### WRITTEN PROBLEM
Identify and copy all lines of the material where the string "that" is found.

### EXERCISE MATERIAL
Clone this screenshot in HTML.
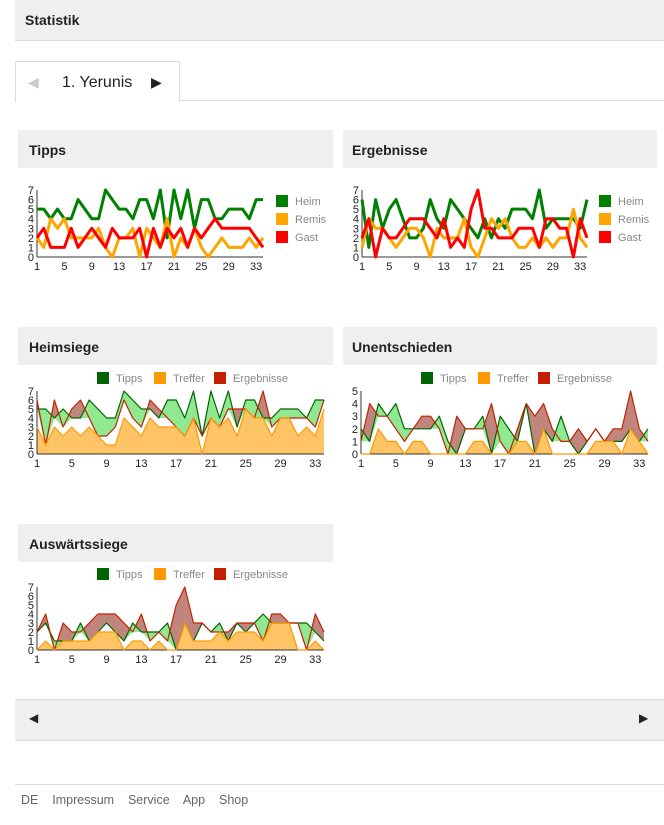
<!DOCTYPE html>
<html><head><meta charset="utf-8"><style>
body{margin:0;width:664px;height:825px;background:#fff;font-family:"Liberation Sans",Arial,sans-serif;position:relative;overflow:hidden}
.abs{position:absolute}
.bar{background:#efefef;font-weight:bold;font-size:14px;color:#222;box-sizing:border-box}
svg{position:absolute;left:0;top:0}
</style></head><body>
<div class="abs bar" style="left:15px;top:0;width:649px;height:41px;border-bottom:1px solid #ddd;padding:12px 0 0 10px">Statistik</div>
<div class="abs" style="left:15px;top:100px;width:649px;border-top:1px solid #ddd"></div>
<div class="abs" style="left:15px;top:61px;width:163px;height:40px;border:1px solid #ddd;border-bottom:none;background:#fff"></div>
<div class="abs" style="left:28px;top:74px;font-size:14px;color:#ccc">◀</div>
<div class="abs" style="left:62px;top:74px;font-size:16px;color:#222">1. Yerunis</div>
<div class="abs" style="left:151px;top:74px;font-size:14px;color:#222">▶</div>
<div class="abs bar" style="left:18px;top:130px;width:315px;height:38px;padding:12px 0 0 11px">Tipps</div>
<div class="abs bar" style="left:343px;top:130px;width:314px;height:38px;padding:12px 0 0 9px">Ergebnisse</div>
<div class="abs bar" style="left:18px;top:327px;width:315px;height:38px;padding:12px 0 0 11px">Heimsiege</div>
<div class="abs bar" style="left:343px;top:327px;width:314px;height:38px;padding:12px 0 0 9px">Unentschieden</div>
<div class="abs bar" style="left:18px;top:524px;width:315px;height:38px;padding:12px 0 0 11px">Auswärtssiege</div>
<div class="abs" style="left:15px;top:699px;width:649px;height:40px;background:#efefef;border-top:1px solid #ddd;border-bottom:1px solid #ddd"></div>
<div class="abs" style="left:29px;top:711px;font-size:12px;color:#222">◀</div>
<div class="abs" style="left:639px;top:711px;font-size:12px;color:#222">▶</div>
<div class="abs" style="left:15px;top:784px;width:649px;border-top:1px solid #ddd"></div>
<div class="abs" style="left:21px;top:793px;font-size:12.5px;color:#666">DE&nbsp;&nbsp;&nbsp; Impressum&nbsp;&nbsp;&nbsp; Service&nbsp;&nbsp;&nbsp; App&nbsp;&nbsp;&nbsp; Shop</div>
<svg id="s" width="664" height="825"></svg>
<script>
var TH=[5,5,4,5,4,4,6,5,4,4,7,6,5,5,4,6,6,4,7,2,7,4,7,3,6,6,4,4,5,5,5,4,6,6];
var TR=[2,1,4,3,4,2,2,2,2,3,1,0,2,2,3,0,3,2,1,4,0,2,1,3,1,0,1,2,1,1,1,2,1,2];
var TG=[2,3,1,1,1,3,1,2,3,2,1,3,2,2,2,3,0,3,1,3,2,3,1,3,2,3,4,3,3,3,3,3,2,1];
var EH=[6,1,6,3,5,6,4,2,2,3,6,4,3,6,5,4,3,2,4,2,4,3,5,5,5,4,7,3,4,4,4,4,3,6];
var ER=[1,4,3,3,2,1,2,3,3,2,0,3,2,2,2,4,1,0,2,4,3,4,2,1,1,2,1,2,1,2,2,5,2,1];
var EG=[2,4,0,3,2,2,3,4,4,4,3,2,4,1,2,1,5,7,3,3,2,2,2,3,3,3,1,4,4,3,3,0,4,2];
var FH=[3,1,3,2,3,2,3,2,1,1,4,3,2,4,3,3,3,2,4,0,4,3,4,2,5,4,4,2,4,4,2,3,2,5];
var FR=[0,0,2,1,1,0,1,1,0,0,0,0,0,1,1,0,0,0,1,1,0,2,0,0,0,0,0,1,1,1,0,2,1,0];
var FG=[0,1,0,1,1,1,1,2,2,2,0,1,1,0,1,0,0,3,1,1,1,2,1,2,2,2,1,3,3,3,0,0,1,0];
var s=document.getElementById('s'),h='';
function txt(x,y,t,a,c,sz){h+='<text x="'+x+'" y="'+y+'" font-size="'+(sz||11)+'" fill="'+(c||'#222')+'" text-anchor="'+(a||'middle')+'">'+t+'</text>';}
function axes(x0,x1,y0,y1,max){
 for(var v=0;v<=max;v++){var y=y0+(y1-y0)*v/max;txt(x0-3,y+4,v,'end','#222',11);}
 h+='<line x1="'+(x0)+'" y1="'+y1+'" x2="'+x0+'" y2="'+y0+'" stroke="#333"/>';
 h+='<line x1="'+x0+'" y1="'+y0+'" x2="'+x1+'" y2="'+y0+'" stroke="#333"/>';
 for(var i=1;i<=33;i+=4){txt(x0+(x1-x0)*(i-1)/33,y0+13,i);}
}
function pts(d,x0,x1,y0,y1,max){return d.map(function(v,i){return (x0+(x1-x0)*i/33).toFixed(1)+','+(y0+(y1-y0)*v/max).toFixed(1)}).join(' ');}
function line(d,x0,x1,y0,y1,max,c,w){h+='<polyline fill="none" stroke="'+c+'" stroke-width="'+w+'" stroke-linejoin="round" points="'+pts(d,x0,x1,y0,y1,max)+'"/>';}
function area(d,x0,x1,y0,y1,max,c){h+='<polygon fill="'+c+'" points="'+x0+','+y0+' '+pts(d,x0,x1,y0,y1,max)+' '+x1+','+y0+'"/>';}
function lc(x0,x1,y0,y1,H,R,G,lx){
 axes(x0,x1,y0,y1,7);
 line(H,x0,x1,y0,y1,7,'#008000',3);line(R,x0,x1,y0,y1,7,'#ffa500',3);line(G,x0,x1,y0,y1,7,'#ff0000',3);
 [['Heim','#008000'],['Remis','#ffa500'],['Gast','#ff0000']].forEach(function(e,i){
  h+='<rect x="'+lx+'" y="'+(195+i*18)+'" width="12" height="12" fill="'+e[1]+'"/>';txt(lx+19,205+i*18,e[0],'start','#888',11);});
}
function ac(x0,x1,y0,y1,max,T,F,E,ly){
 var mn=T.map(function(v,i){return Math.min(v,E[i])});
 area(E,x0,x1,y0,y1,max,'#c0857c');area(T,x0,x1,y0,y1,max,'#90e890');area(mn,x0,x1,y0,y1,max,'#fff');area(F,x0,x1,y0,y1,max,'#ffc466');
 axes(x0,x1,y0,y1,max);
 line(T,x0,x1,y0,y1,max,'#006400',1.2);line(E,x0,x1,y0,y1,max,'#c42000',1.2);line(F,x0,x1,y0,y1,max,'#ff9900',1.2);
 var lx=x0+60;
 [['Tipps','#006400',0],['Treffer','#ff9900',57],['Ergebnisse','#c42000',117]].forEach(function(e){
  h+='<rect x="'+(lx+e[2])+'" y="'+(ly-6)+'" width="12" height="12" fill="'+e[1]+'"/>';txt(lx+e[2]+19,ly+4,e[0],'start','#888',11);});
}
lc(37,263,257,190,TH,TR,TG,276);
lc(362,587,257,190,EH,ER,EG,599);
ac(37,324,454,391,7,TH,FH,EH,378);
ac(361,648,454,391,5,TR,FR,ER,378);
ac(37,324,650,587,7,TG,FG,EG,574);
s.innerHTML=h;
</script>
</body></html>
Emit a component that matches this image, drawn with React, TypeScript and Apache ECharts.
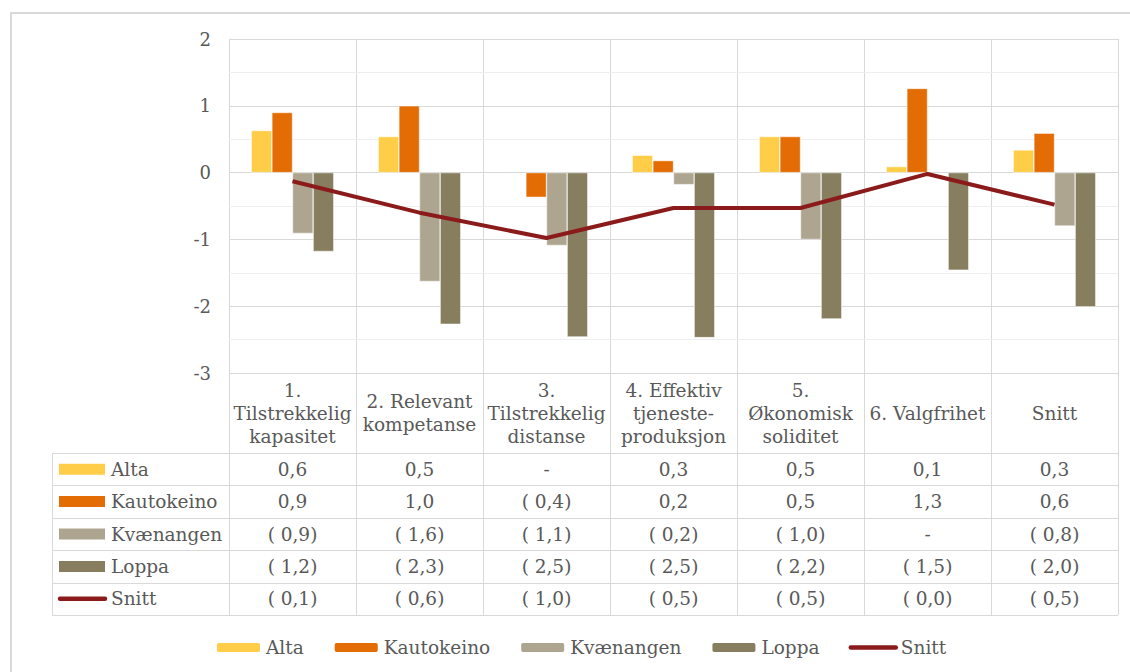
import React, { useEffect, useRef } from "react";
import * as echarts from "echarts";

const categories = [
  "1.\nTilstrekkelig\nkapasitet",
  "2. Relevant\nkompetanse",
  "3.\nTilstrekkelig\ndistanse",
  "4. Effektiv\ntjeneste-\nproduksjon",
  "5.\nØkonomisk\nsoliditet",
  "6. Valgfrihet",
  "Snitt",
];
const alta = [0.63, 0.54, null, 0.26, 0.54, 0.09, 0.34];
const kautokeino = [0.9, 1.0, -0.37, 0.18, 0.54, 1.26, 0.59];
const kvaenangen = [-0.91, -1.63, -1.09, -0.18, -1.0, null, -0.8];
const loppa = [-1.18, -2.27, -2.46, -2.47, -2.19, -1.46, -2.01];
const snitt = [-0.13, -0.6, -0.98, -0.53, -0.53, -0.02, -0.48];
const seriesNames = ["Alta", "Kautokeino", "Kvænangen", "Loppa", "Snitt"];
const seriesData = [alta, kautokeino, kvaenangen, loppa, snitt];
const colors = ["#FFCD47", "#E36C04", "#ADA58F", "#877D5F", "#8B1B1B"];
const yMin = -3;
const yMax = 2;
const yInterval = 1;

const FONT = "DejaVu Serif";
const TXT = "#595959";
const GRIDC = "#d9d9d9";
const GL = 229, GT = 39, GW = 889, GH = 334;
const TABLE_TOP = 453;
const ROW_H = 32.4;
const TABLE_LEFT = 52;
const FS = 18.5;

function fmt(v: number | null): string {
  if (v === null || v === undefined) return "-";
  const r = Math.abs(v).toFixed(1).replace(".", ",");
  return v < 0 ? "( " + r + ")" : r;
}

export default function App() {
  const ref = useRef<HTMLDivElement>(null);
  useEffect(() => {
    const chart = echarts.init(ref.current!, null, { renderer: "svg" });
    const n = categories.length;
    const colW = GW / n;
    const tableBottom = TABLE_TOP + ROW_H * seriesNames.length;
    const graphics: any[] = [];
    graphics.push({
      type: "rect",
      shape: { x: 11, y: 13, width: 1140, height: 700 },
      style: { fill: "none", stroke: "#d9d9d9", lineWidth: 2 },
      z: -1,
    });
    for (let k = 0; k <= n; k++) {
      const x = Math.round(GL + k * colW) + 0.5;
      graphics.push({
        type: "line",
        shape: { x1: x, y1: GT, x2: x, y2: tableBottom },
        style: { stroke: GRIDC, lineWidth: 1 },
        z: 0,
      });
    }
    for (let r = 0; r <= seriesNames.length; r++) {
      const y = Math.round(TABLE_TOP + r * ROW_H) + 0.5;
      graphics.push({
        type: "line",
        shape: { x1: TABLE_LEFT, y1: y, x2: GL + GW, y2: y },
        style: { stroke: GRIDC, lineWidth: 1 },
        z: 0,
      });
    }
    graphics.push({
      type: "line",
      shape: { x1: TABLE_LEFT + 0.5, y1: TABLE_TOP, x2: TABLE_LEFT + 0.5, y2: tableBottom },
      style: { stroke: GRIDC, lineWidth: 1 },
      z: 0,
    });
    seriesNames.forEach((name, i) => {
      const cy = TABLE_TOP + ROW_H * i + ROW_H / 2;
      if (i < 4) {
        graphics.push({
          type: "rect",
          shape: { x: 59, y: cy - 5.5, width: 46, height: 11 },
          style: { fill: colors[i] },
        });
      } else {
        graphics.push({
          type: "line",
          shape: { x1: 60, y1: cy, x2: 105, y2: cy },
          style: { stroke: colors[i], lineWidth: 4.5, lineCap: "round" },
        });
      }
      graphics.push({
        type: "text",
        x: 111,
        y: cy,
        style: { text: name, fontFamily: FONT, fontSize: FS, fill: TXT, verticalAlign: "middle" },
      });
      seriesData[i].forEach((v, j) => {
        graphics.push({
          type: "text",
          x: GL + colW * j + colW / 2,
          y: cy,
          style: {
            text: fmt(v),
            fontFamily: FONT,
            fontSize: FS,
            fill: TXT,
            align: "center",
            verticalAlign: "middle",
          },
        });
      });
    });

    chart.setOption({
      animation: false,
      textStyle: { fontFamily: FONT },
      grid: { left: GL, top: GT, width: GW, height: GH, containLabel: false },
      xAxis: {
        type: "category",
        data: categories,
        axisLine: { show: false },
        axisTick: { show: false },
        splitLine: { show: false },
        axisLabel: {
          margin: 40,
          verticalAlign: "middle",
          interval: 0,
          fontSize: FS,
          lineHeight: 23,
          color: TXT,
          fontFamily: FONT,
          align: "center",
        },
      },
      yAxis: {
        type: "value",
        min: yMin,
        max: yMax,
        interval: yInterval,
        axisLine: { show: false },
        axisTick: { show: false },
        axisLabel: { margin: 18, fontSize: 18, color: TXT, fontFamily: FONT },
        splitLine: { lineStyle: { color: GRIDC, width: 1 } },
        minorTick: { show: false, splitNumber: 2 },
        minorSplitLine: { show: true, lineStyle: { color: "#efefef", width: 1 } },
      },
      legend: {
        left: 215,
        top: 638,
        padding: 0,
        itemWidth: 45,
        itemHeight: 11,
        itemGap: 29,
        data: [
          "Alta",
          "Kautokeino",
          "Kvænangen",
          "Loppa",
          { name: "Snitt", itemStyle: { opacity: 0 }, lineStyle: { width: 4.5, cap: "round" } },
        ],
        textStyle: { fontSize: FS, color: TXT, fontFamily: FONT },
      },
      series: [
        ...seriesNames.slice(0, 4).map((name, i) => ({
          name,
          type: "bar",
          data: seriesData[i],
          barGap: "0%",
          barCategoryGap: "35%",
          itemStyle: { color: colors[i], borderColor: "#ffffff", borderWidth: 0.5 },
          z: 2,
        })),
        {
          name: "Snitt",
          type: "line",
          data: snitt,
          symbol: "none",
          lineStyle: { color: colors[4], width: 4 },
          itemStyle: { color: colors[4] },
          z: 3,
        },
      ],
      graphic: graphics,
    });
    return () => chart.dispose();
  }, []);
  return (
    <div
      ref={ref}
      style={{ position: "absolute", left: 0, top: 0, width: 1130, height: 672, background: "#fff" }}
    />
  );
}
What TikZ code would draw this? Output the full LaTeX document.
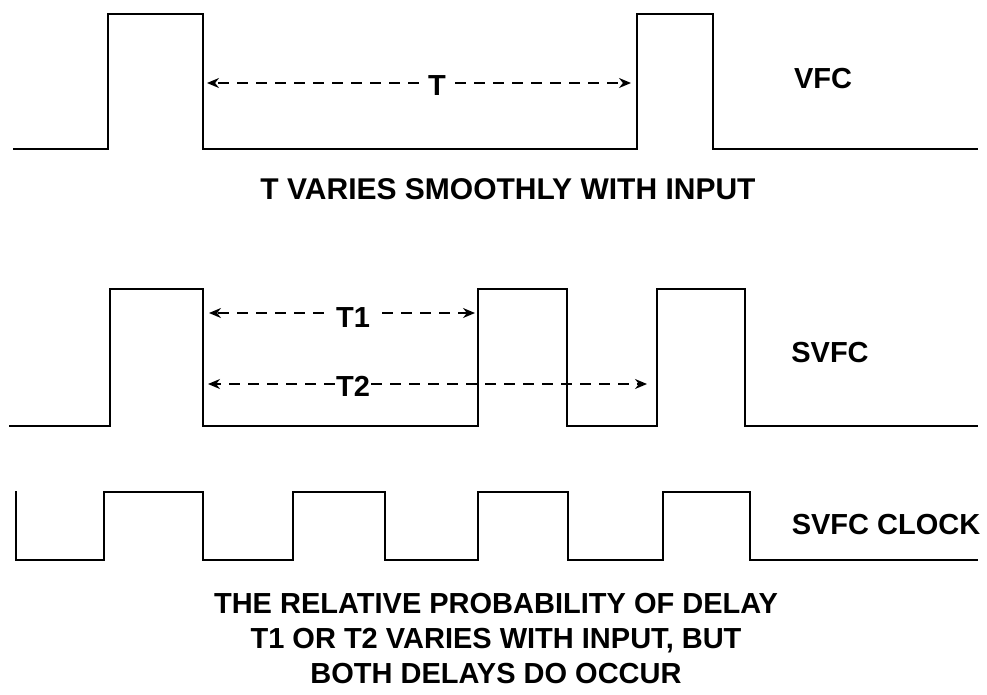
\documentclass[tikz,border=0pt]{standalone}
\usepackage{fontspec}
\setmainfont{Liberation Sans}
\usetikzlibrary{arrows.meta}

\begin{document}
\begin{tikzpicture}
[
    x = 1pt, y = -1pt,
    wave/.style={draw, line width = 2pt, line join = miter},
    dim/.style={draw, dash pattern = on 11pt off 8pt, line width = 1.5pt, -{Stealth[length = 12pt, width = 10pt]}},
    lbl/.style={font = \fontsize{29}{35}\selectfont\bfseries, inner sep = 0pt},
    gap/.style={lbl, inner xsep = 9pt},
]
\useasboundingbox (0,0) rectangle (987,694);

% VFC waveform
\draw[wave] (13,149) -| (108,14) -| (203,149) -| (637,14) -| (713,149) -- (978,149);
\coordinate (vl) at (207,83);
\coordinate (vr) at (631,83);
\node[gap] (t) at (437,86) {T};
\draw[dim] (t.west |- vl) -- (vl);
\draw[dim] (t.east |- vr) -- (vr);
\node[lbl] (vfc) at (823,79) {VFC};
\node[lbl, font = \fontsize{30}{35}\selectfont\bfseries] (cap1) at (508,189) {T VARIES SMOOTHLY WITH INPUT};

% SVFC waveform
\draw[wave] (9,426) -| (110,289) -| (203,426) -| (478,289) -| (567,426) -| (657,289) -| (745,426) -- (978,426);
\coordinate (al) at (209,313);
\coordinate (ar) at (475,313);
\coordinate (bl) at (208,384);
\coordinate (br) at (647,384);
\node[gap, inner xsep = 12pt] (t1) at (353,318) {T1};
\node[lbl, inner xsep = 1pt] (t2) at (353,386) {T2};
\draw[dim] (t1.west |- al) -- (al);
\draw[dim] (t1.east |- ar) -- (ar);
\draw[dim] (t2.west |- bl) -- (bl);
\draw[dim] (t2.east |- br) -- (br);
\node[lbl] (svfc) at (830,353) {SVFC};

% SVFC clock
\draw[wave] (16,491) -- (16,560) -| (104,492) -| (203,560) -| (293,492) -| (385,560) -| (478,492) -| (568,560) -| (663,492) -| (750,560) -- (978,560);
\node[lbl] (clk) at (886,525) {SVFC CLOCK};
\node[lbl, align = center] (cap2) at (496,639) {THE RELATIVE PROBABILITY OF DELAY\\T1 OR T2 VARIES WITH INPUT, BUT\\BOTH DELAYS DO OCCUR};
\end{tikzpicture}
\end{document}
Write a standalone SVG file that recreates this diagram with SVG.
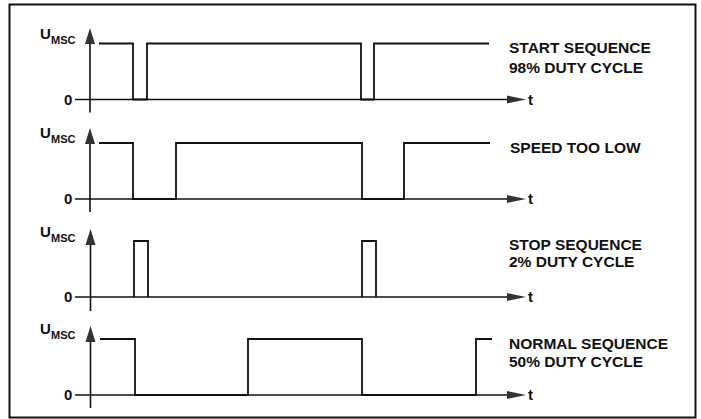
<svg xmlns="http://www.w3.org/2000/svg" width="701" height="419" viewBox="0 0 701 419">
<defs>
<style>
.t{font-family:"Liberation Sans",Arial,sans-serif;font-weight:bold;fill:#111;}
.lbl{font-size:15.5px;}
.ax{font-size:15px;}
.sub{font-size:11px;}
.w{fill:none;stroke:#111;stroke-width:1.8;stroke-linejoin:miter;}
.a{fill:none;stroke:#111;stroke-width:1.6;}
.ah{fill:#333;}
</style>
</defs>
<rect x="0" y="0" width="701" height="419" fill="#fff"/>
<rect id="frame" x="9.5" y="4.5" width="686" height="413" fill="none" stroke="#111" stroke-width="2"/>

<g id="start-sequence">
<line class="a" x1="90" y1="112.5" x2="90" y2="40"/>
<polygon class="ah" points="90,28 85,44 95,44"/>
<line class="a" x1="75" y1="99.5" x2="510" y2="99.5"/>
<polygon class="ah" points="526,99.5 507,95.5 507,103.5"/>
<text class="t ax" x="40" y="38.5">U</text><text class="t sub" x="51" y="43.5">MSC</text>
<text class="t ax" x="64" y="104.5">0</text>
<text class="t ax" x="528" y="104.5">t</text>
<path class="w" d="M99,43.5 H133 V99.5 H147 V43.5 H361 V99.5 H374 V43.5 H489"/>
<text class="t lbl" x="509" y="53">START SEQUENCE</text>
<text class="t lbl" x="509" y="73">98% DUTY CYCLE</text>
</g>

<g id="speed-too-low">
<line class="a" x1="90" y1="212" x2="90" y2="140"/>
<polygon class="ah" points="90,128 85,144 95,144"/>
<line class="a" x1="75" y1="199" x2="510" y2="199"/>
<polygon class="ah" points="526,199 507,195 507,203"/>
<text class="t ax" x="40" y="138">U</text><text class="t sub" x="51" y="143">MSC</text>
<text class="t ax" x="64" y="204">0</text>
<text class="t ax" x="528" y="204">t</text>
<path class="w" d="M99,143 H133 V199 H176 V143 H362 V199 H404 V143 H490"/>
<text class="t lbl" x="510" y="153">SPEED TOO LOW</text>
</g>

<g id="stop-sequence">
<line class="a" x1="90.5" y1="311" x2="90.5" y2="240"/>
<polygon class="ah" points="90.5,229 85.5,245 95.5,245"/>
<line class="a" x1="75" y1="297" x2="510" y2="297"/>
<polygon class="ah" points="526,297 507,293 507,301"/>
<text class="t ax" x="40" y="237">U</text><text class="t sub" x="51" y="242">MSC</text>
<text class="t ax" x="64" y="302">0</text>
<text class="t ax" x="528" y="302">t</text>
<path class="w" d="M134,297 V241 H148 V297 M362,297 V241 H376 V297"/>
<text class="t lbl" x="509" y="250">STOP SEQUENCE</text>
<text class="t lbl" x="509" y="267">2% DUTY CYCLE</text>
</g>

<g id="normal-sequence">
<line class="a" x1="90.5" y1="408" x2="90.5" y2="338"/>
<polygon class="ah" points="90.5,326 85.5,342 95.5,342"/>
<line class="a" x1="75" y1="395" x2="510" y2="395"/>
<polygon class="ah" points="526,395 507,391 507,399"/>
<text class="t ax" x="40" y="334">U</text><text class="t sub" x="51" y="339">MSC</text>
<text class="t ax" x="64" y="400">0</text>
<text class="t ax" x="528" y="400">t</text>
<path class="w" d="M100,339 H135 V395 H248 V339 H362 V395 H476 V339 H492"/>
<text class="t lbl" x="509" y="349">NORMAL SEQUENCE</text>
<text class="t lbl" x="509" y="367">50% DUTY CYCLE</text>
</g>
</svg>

### THE COMPLETED TASK
Emit a component that matches this image, drawn with React, TypeScript and Apache ECharts.
Write a standalone SVG file that recreates this diagram with SVG.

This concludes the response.